ROANOKE TIMES

                         Roanoke Times
                 Copyright (c) 1995, Landmark Communications, Inc.

DATE: MONDAY, December 12, 1994                   TAG: 9501190002
SECTION: NEWSFUN                    PAGE: NF-1   EDITION: METRO 
SOURCE: BETSY BIESENBACH STAFF WRITER
DATELINE:                                 LENGTH: Long


LEARNING TO EAT AGAIN

We all have those days - days when we know we've eaten too much. Our stomachs feel full and our bodies sluggish; we just don't feel like we've been as good to ourselves as we should have been. But overeating, while it is bad for your health, seldom kills you.

Some people, especially women and girls, worry far too much about their weight. They aren't fat, but they think they are, so they stop eating and starve themselves. They have what is called an eating disorder. People who have bulimia throw up on purpose to get food out of their stomachs. People who have anorexia refuse to eat, and after a while, they can't, even if they want to.

Eating disorders are fairly new illnesses, so there are not many doctors around to treat them. But one doctor, Marlene Boskind-White, who sees many women and girls with this problem, asked one of her patients, 16-year-old Hope, to talk to Newsfun about her eating disorder.

("Hope" is not the girl's real name. She and her parents are worried that other kids would make fun of her if her real name were used.)

When Hope was 14, she moved to a new house in the country where there were no other kids around. She also started going to a new school and didn't know anyone there. For some reason, she said, she thought that if she lost a few pounds, she would be popular immediately.
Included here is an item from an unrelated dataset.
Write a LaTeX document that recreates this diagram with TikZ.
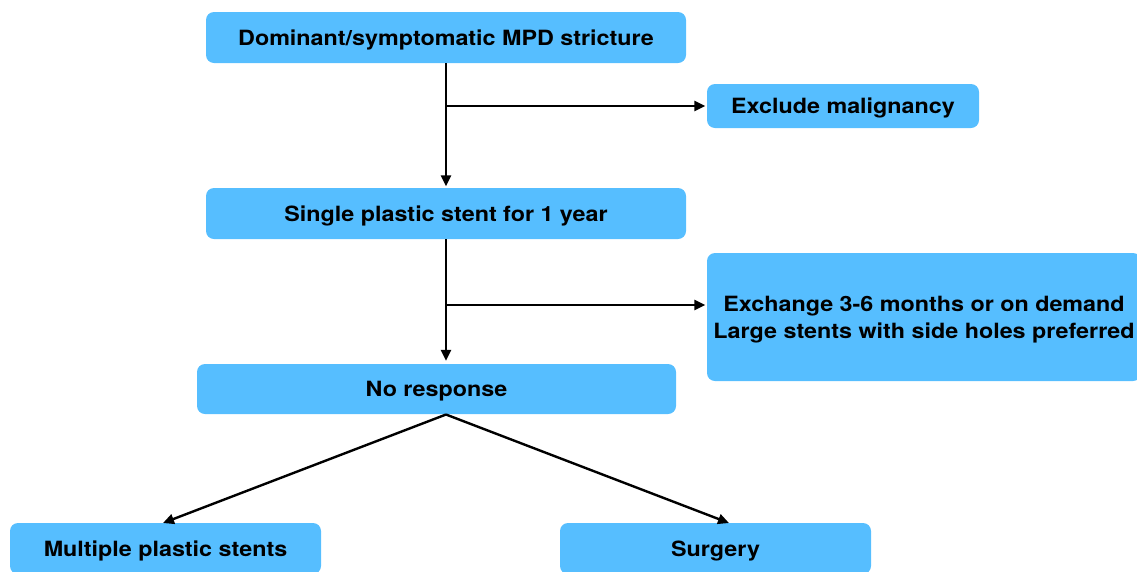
\documentclass[tikz,border=0pt]{standalone}
\usepackage{fontspec}
\setmainfont{TeX Gyre Heros}[FakeStretch=1.11]
\usetikzlibrary{arrows.meta}
\definecolor{boxblue}{RGB}{86,190,255}
\begin{document}
\begin{tikzpicture}[x=1pt,y=-1pt,
  fbox/.style={fill=boxblue, draw=none, rounded corners=8pt, inner sep=0pt,
    align=center, text depth=0pt, font=\fontsize{21}{27}\selectfont\bfseries},
  conn/.style={line width=2.4pt, -{Triangle[length=11pt,width=10pt]}}]
\useasboundingbox (0,0) rectangle (1137,571);
\node[fbox, minimum width=480pt, minimum height=51pt] (dom) at (446,37.5) {Dominant/symptomatic MPD stricture};
\node[fbox, minimum width=272pt, minimum height=44pt] (excl) at (843,106) {Exclude malignancy};
\node[fbox, minimum width=480pt, minimum height=51pt] (single) at (446,213.5) {Single plastic stent for 1 year};
\node[fbox, minimum width=434pt, minimum height=128pt] (exch) at (924,317) {Exchange 3-6 months or on demand\\Large stents with side holes preferred};
\node[fbox, minimum width=479pt, minimum height=50pt] (nores) at (436.5,389) {No response};
\node[fbox, minimum width=311pt, minimum height=51pt] (multi) at (165.5,548.5) {Multiple plastic stents};
\node[fbox, minimum width=311pt, minimum height=51pt] (surg) at (715.5,548.5) {Surgery};
\coordinate (b1) at (446,106);
\coordinate (b2) at (446,305);
\coordinate (apex) at (446,414.5);
\coordinate (lt) at (163,523);
\coordinate (rt) at (729,523);
\draw[conn, shorten >=1.5pt] (dom.south) -- (single.north);
\draw[conn, shorten >=1.5pt] (b1) -- (b1 -| excl.west);
\draw[conn, shorten >=3pt] (single.south) -- (single.south |- nores.north);
\draw[conn, shorten >=1.5pt] (b2) -- (b2 -| exch.west);
\draw[conn] (apex) -- (lt);
\draw[conn] (apex) -- (rt);
\end{tikzpicture}
\end{document}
"I thought I was fat," she said.

At first, she said, her mother thought losing weight was a good idea. Although Hope was not fat (she was 5 feet, 3 inches tall and weighed 115 pounds), she was the same height as her mother, who weighs 98 pounds, and they thought they should weigh the same.

What they didn't realize at first, Hope said, was that she has bigger bones than her mother and had been putting on more muscle (which weighs more than fat) because she had such a long walk from her bus stop.
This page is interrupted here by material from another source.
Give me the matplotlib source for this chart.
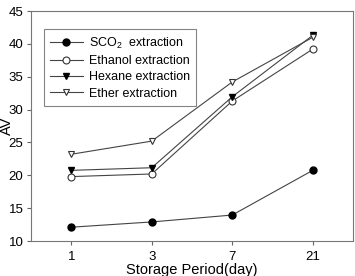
import matplotlib
matplotlib.use('Agg')
import matplotlib.pyplot as plt

plt.rcParams['font.family'] = ['Liberation Sans', 'DejaVu Sans']
plt.rcParams['mathtext.default'] = 'regular'

days = ['1', '3', '7', '21']
sco2 = [12.1, 12.9, 13.95, 20.75]
ethanol = [19.8, 20.2, 31.3, 39.2]
hexane = [20.75, 21.15, 31.95, 41.3]
ether = [23.2, 25.2, 34.2, 41.0]

fig = plt.figure(figsize=(3.55, 2.76), dpi=100)
ax = fig.add_axes([31 / 355, 35 / 276, 322 / 355, 230 / 276])

xs = range(len(days))
lc = '#444444'
ax.plot(xs, sco2, c=lc, lw=0.8, marker='o', ms=5, mfc='black', mec='black', label='SCO$_2$  extraction')
ax.plot(xs, ethanol, c=lc, lw=0.8, marker='o', ms=5, mfc='white', mec='#333333', mew=0.8, label='Ethanol extraction')
ax.plot(xs, hexane, c=lc, lw=0.8, marker='v', ms=5, mfc='black', mec='black', label='Hexane extraction')
ax.plot(xs, ether, c=lc, lw=0.8, marker='v', ms=5, mfc='white', mec='#333333', mew=0.8, label='Ether extraction')

ax.set_xlim(-0.5, 3.5)
ax.set_ylim(10, 45)
ax.set_xticks(list(xs))
ax.set_xticklabels(days)
ax.set_yticks(range(10, 46, 5))
ax.tick_params(labelsize=9.5, length=3, width=0.8, color='#666666')
ax.tick_params(axis='x', pad=4)
ax.tick_params(axis='y', pad=2.5)
for s in ax.spines.values():
    s.set_color('#777777')
    s.set_linewidth(0.8)

ax.set_xlabel('Storage Period(day)', fontsize=10.5, labelpad=0)
ax.set_ylabel('AV', fontsize=10.5)
ax.yaxis.set_label_coords(-0.052, 0.5)

leg = ax.legend(loc='upper left', bbox_to_anchor=(0.04, 0.92), fontsize=9, frameon=True,
                fancybox=False, edgecolor='#666666', handlelength=2.6, borderpad=0.5,
                labelspacing=0.35, handletextpad=0.5, borderaxespad=0)
leg.get_frame().set_linewidth(0.8)

fig.savefig('out.png', dpi=100)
Hope began exercising and working out with the track team. She also started cutting fatty foods from her diet, and then began to count calories. Soon, she was eating barely enough to stay alive.

Her weight began to drop, but instead of becoming more popular, she started to avoid her friends, especially when they asked her out to eat with them. Like many people with anorexia, she had become afraid of food.

It's hard to imagine life without chocolate or pizza or french fries, isn't it? Hope said that at first it was hard to resist those kinds of foods, but each time she did it, the next time was easier. By the end of the school year, she was eating just fruit and bread and other low-calorie foods. She weighed just 100 pounds and her body was going into shock, which means that her organs were beginning to quit working. Some people die when this happens.

Hope's mother became worried and took her to see Boskind-White. Hope said that made her really angry. She thought she looked fine and her mother was just worrying too much.

Her friends didn't realize she was sick either, she said. "They thought it was pretty cool" that she had lost so much weight.

But when Boskind-White told Hope she might have to go to a hospital because she was so sick, she understood that something was wrong.

Boskind-White explained all the bad things Hope was doing to her body, and then urged her to go on a diet - a sensible one - to make sure she gets all the nutrients she needed. She also talks to Hope once every two weeks about her weight and about any other problems she might have.

"It's good to have someone to talk to," Hope said.

Besides that, Hope also attends group therapy sessions, where she meets with other girls and women like her. It's easier to get along knowing that she isn't the only one with her problem, Hope said.

Most people with eating disorders are like Hope, said Deborah Miller, a counselor who works with people with eating disorders. They are angry. It is difficult to win their trust, and they feel really sick while they're trying to learn to eat again.

But when she can tell them what they are going to feel before it happens, they start to believe in her, she said. If eating disorders are caught early, she said, they can often be cured in one year.

Unfortunately, kids who have eating disorders often miss all the fun of growing up, and it makes life hard for them later. Many of them have other problems, too.

Hope is not well yet. Although she weighed 115 pounds in October, her body has not recovered, and she is still several sizes smaller than she used to be because her muscles are very small. Her stomach has been damaged, too. Although she wants to eat, her stomach is not used to digesting food anymore and it often hurts.

It still takes a major effort to eat foods such as pizza, ice cream and tacos, and she is still exercising more than she ought to, but Hope is trying hard. She knows she will get better one day, and is looking forward to going to college and someday becoming a writer.

She also has some advice for kids who think, as she did, that being thin will make them more popular.

"Get out more and do things," rather than sitting around worrying about your weight, she said.